In an unusual turn of events, prior to Zanghi’s deposition the FTC have filed an emergency motion to unfreeze $5000.

The requested funds are to pay for limited legal representation at Zanghi’s deposition.

I don’t recall the FTC (or any other regulator) making such a concession before in an MLM related case.

Reason being that once assets are frozen, the intention is to preserve as much as possible to eventually return to victims.

Defendants using frozen assets to pay for legal counsel to defend allegations related to fraud allegedly committed to obtain said assets, is obviously a flawed conflict of interest when weighed against preservation.

Not so in the case of Susan Zanghi though, which begs the question “why?”

In their motion for a TRO, the FTC claimed MOBE employees referred to Zanghi (right) as “Matt Lloyd’s right-hand person.”

Defendant Susan Zanghi is a North Carolina resident. She is MOBE Ltd.’s and MOBE USA’s Finance Manager.

During all or part of the times material to this Complaint, acting alone or in concert with others, she has formulated, directed, controlled, had the authority to control, or participated in the acts and practices of the Corporate Defendants.

Susan Zanghi has opened and has signatory authority over numerous bank accounts and merchant accounts in the United States for MOBE USA, MOBE Training USA and TM-USA.

Susan Zanghi is the listed point of contact for the MOBE USA and TM-USA merchant accounts and in this role she has received information about numerous chargebacks filed by dissatisfied purchasers of MOBE memberships.

Susan Zanghi is also listed as a point of contact on the Better Business Bureau website for MOBE Ltd.

In connection with the matters alleged herein, Susan Zanghi transacts or has transacted business in this district and throughout the United States.

In short, Zanghi knows a lot about MOBE and its business practices – which is probably why her deposition is so important to the FTC.

As a result of the FTC’s granted TRO against MOBE, around $45,000 belonging to Zanghi has been frozen.

Through sworn financial statements Zanghi has represented to the FTC she

does not appear to have any other ability to obtain counsel, such as obtaining loans from family members.

The requested $5000 carve-out is to pay for an attorney, who has agreed to represent Zanghi at her deposition.

This is presented as a one-time service, after which the attorney has agreed to not “generally appear in the matter”.

Seeing as there’s no legal requirement for Zanghi to have representation at her deposition, the FTC wanting it to go as smooth as possible is the only reason I can come up with for the carve-out.

As per the case docket, the FTC’s June 12th emergency motion was granted on June 13th.

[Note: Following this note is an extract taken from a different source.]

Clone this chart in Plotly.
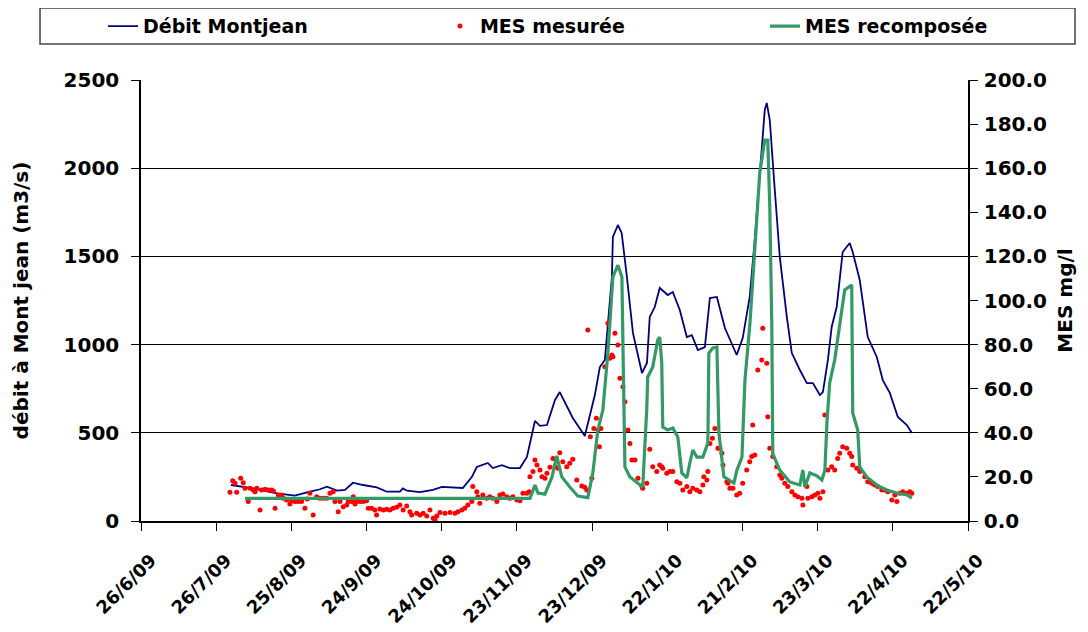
import pandas as pd
import plotly.graph_objects as go

START = pd.Timestamp("2009-06-26")

# ---- Débit Montjean (m3/s), days since 26/6/09 ----
debit_days = [35.9, 44.7, 54.3, 61.4, 67.4, 71.4, 74.2, 78.2, 81.4, 84.6,
              88.6, 94.1, 98.1, 103.3, 104.5, 106.1, 111.3, 116.5, 120.1, 128.4,
              132.0, 134.0, 138.4, 140.4, 144.0, 147.2, 151.2, 154.0, 157.2, 159.2,
              162.0, 165.2, 167.1, 172.3, 177.1, 181.1, 183.1, 185.1, 187.9, 188.3,
              190.3, 191.8, 193.9, 196.3, 199.9, 201.9, 203.0, 205.0, 207.0, 210.2,
              212.2, 215.0, 217.8, 219.8, 222.2, 225.0, 227.0, 229.8, 233.0, 237.7,
              240.1, 242.9, 244.9, 246.9, 248.9, 249.7, 250.9, 252.9, 254.9, 257.7,
              259.7, 262.9, 265.7, 268.1, 270.9, 272.1, 274.1, 275.6, 277.6, 280.0,
              282.8, 284.0, 286.8, 290.0, 293.6, 296.0, 298.8, 302.0, 305.6, 307.6]
debit = [204, 185, 157, 144, 166, 180, 195, 172, 176, 217,
         204, 191, 166, 166, 185, 172, 164, 176, 193, 187,
         249, 306, 329, 300, 317, 300, 300, 363, 567, 539,
         544, 686, 731, 584, 482, 714, 873, 913, 1383, 1610,
         1678, 1633, 1383, 1066, 839, 896, 1156, 1213, 1321, 1281,
         1298, 1196, 1043, 1054, 969, 986, 1264, 1270, 1094, 941,
         1037, 1270, 1593, 1973, 2330, 2370, 2273, 1877, 1497, 1157,
         952, 856, 782, 782, 714, 731, 913, 1100, 1213, 1525,
         1576, 1525, 1366, 1043, 930, 799, 726, 590, 544, 499]

# ---- MES recomposée (mg/l) ----
recomp_days = [41.5, 155.2, 157.2, 158.4, 161.2, 164.0, 165.9, 167.9, 171.1, 174.3,
               178.3, 180.3, 182.3, 184.3, 186.3, 188.3, 190.3, 191.9, 192.3, 193.1,
               195.1, 198.3, 200.2, 201.8, 202.2, 204.2, 206.2, 207.0, 207.8, 208.2,
               210.2, 212.2, 214.2, 215.8, 217.8, 219.0, 220.2, 221.8, 224.2, 226.2,
               226.6, 228.2, 229.8, 230.6, 232.6, 236.6, 237.8, 239.8, 241.0, 243.0,
               245.0, 246.9, 248.9, 250.1, 250.9, 251.7, 252.1, 254.9, 258.9, 262.9,
               264.1, 264.9, 266.9, 269.7, 271.7, 272.9, 273.7, 274.8, 276.8, 278.8,
               280.8, 283.6, 284.0, 286.0, 286.8, 289.6, 293.6, 297.6, 301.6, 305.6,
               307.6]
recomp = [10.3, 10.3, 16.3, 12.7, 12.2, 20.0, 29.5, 20.0, 15.4, 11.3,
          10.6, 21.8, 41.3, 50.3, 76.2, 110.7, 116.0, 110.7, 80.7, 24.5,
          20.0, 17.2, 15.4, 50.3, 65.3, 69.8, 82.1, 83.4, 71.7, 42.6,
          41.3, 42.2, 38.1, 21.8, 19.5, 26.3, 32.2, 29.0, 29.0, 35.4,
          76.2, 78.5, 78.9, 40.0, 20.0, 17.2, 23.1, 29.0, 64.0, 89.8,
          127.4, 157.8, 172.8, 172.8, 142.4, 89.8, 30.4, 23.1, 17.7, 16.3,
          23.1, 15.4, 21.8, 20.5, 18.6, 23.1, 44.4, 62.6, 73.0, 88.0,
          104.8, 107.0, 49.0, 41.3, 24.5, 20.0, 16.3, 14.0, 12.7, 11.8,
          10.4]

# ---- MES mesurée (mg/l) ----
mes_days = [35.5, 36.6, 37.5, 38.2, 39.8, 40.8, 41.5, 42.8, 43.5, 44.8,
            45.5, 46.2, 47.5, 48.1, 49.5, 50.8, 52.1, 52.8, 53.5, 54.8,
            55.4, 56.1, 56.8, 58.1, 59.4, 60.1, 61.4, 62.7, 64.1, 65.4,
            66.3, 67.4, 68.7, 70.1, 71.4, 72.7, 74.1, 75.4, 76.7, 77.4,
            78.7, 79.4, 80.7, 82.1, 82.7, 84.1, 84.7, 85.4, 86.0, 87.4,
            88.7, 90.0, 90.7, 92.0, 93.3, 94.0, 95.3, 96.7, 98.0, 99.3,
            100.6, 102.0, 103.3, 104.6, 106.0, 107.3, 108.0, 110.0, 111.3, 112.6,
            114.0, 115.3, 116.6, 117.3, 118.0, 119.3, 121.3, 123.3, 125.3, 126.5,
            128.0, 129.2, 130.4, 132.0, 132.4, 134.0, 134.4, 135.2, 136.4, 138.0,
            139.2, 140.4, 142.0, 143.2, 144.4, 146.0, 147.2, 148.4, 150.0, 151.2,
            152.4, 154.0, 154.8, 155.2, 156.4, 157.2, 158.0, 159.2, 160.0, 161.2,
            162.0, 163.2, 164.4, 165.2, 166.3, 167.1, 168.3, 169.9, 171.1, 172.3,
            173.9, 175.9, 177.1, 177.9, 178.3, 179.3, 179.9, 180.7, 181.7, 182.3,
            182.9, 183.5, 185.1, 186.3, 187.1, 187.9, 188.3, 189.1, 190.3, 191.1,
            192.3, 193.1, 194.3, 195.1, 195.9, 197.1, 198.3, 199.9, 200.2, 201.8,
            203.0, 204.2, 205.8, 207.0, 207.8, 208.2, 209.8, 211.0, 212.2, 213.8,
            215.0, 216.2, 217.8, 219.0, 220.2, 221.8, 223.0, 224.2, 224.6, 225.8,
            226.2, 227.0, 228.0, 229.0, 230.2, 231.0, 231.8, 232.2, 233.8, 234.2,
            235.0, 236.2, 237.7, 238.9, 240.1, 241.7, 242.9, 243.7, 244.1, 244.9,
            246.1, 247.7, 248.1, 249.7, 250.1, 250.9, 252.1, 253.7, 254.9, 255.7,
            256.9, 258.1, 259.7, 260.9, 262.1, 263.7, 264.1, 265.7, 266.1, 267.7,
            268.9, 270.1, 270.9, 272.1, 272.9, 274.1, 275.6, 276.8, 278.0, 278.8,
            280.0, 281.6, 282.8, 283.6, 284.0, 285.6, 286.8, 288.8, 290.0, 291.6,
            292.8, 294.0, 295.6, 296.8, 298.0, 299.6, 300.8, 301.6, 302.8, 304.0,
            305.6, 306.8, 307.6]
mes = [13.0, 18.3, 17.1, 13.0, 19.4, 17.4, 14.8, 8.8, 14.8, 14.1,
       13.3, 14.8, 5.0, 14.1, 14.4, 14.1, 14.1, 13.6, 5.8, 11.8,
       11.0, 11.8, 10.3, 9.5, 7.7, 9.2, 8.8, 8.8, 8.8, 5.8,
       10.0, 12.6, 2.7, 11.0, 10.3, 10.3, 10.3, 12.6, 13.3, 8.8,
       4.2, 8.8, 6.5, 7.3, 8.8, 8.8, 11.0, 7.7, 8.8, 8.8,
       8.8, 9.2, 5.8, 5.8, 5.0, 2.7, 5.4, 5.0, 5.3, 5.0,
       5.8, 6.2, 7.3, 5.0, 6.8, 4.2, 2.7, 3.5, 2.7, 3.5,
       2.3, 5.0, 1.2, 0.5, 2.3, 3.8, 3.5, 3.8, 3.5, 4.2,
       5.0, 5.8, 7.3, 8.8, 15.6, 13.3, 11.0, 8.0, 11.8, 10.3,
       11.0, 10.3, 8.8, 11.8, 12.2, 11.0, 10.3, 11.0, 9.5, 9.2,
       12.6, 12.6, 13.3, 20.1, 22.4, 27.7, 25.4, 23.1, 20.1, 19.4,
       21.6, 24.4, 28.4, 24.6, 23.9, 31.0, 26.9, 24.6, 26.2, 28.0,
       18.6, 15.9, 15.3, 14.1, 86.6, 38.2, 19.4, 42.0, 46.6, 41.3,
       33.7, 42.0, 70.0, 89.7, 73.8, 75.3, 74.5, 85.1, 79.8, 64.7,
       60.9, 54.1, 41.3, 35.1, 27.7, 27.7, 19.4, 15.6, 14.8, 17.1,
       32.5, 24.6, 22.4, 25.4, 24.6, 23.9, 21.6, 22.4, 22.4, 17.8,
       17.1, 14.1, 15.6, 13.3, 14.8, 14.1, 13.3, 16.3, 20.1, 18.6,
       22.4, 35.2, 37.5, 42.0, 33.0, 33.0, 30.7, 25.4, 17.8, 17.1,
       14.8, 14.8, 11.8, 12.6, 17.1, 23.1, 26.9, 29.2, 43.5, 29.9,
       68.5, 73.0, 87.4, 71.5, 47.3, 33.0, 29.2, 24.6, 20.9, 19.4,
       17.1, 15.6, 13.3, 11.8, 11.0, 10.3, 7.3, 15.6, 10.3, 11.0,
       11.8, 12.6, 10.3, 13.3, 48.1, 23.1, 24.6, 23.1, 28.4, 30.7,
       33.7, 33.0, 30.7, 29.2, 25.4, 23.9, 22.4, 20.1, 17.8, 17.1,
       16.3, 15.6, 14.1, 14.1, 13.3, 9.5, 11.8, 8.8, 12.6, 13.3,
       12.6, 13.3, 12.6]

# ---- x-axis tick dates (every 30 days) ----
tick_days = [0, 30, 60, 90, 120, 150, 180, 210, 240, 270, 300, 330]
tick_labels = ["26/6/09", "26/7/09", "25/8/09", "24/9/09", "24/10/09", "23/11/09",
               "23/12/09", "22/1/10", "21/2/10", "23/3/10", "22/4/10", "22/5/10"]


def to_dates(days):
    return START + pd.to_timedelta(days, unit="D")


FONT = "DejaVu Sans"
LEG_FONT = dict(family=FONT, size=19, color="black", weight="bold")

fig = go.Figure()
fig.add_trace(go.Scatter(
    x=to_dates(debit_days), y=debit, name="Débit Montjean", mode="lines",
    line=dict(color="#000080", width=1.8), yaxis="y", legend="legend"))
fig.add_trace(go.Scatter(
    x=to_dates(mes_days), y=mes, name="MES mesurée", mode="markers",
    marker=dict(color="#FF0000", size=5), yaxis="y2", legend="legend2"))
fig.add_trace(go.Scatter(
    x=to_dates(recomp_days), y=recomp, name="MES recomposée", mode="lines",
    line=dict(color="#339966", width=3.2), yaxis="y2", legend="legend3"))


def leg(x):
    return dict(orientation="h", x=x, y=1.122, xanchor="left", yanchor="middle",
                bgcolor="rgba(0,0,0,0)", borderwidth=0, font=LEG_FONT)


fig.update_layout(
    width=1080, height=624,
    margin=dict(l=133, r=120, t=72, b=111, autoexpand=False),
    paper_bgcolor="white", plot_bgcolor="white",
    font=dict(family=FONT, size=20, color="black", weight="bold"),
    showlegend=True,
    legend=leg(-0.0459),
    legend2=leg(0.3615),
    legend3=leg(0.7545),
    xaxis=dict(type="date", range=[to_dates([0])[0], to_dates([330])[0]],
               tickmode="array", tickvals=list(to_dates(tick_days)), ticktext=tick_labels,
               tickangle=-45, tickfont=dict(size=18),
               ticklabelstandoff=12, ticklabelshift=10,
               showline=True, linecolor="black", linewidth=1.5,
               ticks="outside", ticklen=8, tickcolor="black",
               showgrid=False, zeroline=False),
    yaxis=dict(range=[0, 2500], dtick=500, tickmode="linear",
               showline=True, linecolor="black", linewidth=1.5,
               ticks="outside", ticklen=8, tickcolor="black",
               ticklabelstandoff=8,
               showgrid=True, gridcolor="black", gridwidth=1, zeroline=False,
               title=dict(text="débit à Mont jean (m3/s)", standoff=30,
                          font=dict(size=20))),
    yaxis2=dict(range=[0, 200], dtick=20, tickmode="linear", tickformat=".1f",
                overlaying="y", side="right",
                showline=True, linecolor="black", linewidth=1.5,
                ticks="outside", ticklen=8, tickcolor="black",
                ticklabelstandoff=2,
                showgrid=False, zeroline=False,
                title=dict(text="MES mg/l", standoff=12, font=dict(size=20))),
    shapes=[dict(type="rect", xref="paper", yref="paper",
                 x0=-0.1221, x1=1.1294, y0=1.0816, y1=1.1633,
                 line=dict(color="#444444", width=1.5), fillcolor="rgba(0,0,0,0)")],
)

fig.write_html("out.html")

Zanghi’s deposition is scheduled for sometime next week.

Information gleaned from the deposition might also benefit the MOBE Receiver, who has consented to the carve-out.

The MOBE Receiver has been trying to get in touch with Matt Lloyd, even going so far as to put out a request for assistance from the general public.

Court filings reveal that as of June 8th Matt Lloyd and his fellow defendants had been successfully served by the FTC.

Lloyd is believed to have gone into hiding shortly thereafter, and hasn’t been seen or heard from since.

An attorney for Russel Whitney, the third individual defendant in the case, put in an appearance on June 12th.

A preliminary injunction hearing is currently scheduled for June 26th. Stay tuned…


Update June 16th 2018 – On June 13th Magistrate Judge Irick granted the FTC’s emergency motion.